Cervical phase-contrast cine-MRI horizontal axial scanning of real-time velocity of cerebrospinal fluid in region of interest (ROI) and each phase.

(A) Green lines included the ROIs.

(B) Real-time flow velocity corresponding to each ROI (mm/s). Rank represents phase.

Figure 4

Flow waveform of cervical spinal canal cerebrospinal fluid in one cardiac cycle.

Each cardiac cycle was divided into 30 phases. Green number 1 represents cerebrospinal fluid flow curves in green region of interest 1 in Figure 3.

Figure 5

Cervical phase-contrast cine-MRI horizontal axial scanning of real-time flow velocity of cerebrospinal fluid in each phase in ventral, right and left post-lateral subarachnoid space at C2-3 levels.

(A) 1: Ventral; 2: right post-lateral; 3: left post-lateral

(B) Real-time flow velocity corresponding every region of interest (mm/s); rank represents phase.

Figure 6

Cervical phase-contrast cine-MRI horizontal axial scanning of oscillating waveform of cerebrospinal fluid in every phase in ventral, right and left post-lateral subarachnoid space at C2-3 levels.

The 1, 2, and 3 in the right figure represent flow velocity curves of cerebrospinal fluid corresponding to region of interests (ROIs) 1, 2 and 3 in the left figure.

(A) 1: Ventral; 2: right post-lateral; 3: left post-lateral.

(B) X-ray: 30 phases in one cardiac cycle; Y-axis: real-time flow velocity of cerebrospinal fluid.

Statistical analysis

Data were analyzed using SAS V8 software (SAS Institute Inc., Cary, NC, USA). Measurement data were expressed as mean ± SD. A rank sum test was used because the flow velocity values followed a non-normal distribution.

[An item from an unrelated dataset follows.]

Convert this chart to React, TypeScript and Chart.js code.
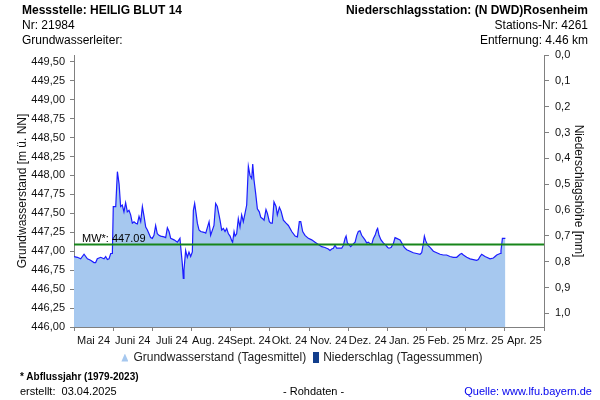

The multiple-sample Kruskal-Wallis test was used to compare peak flow velocity and peak flow rate in the systolic and diastolic phases, ventral, right post-lateral and left post-lateral peak flow velocity and peak flow rate at C2-3 levels among different age groups. A value of P < 0.05 was considered statistically significant. Mann-Whitney U test was used to compare peak flow velocity and peak flow rate in the systolic and diastolic phases, ventral, right post-lateral and left post-lateral peak flow velocity and peak flow rate between each pair of two groups. A value of P < 0.05 was considered statistically significant.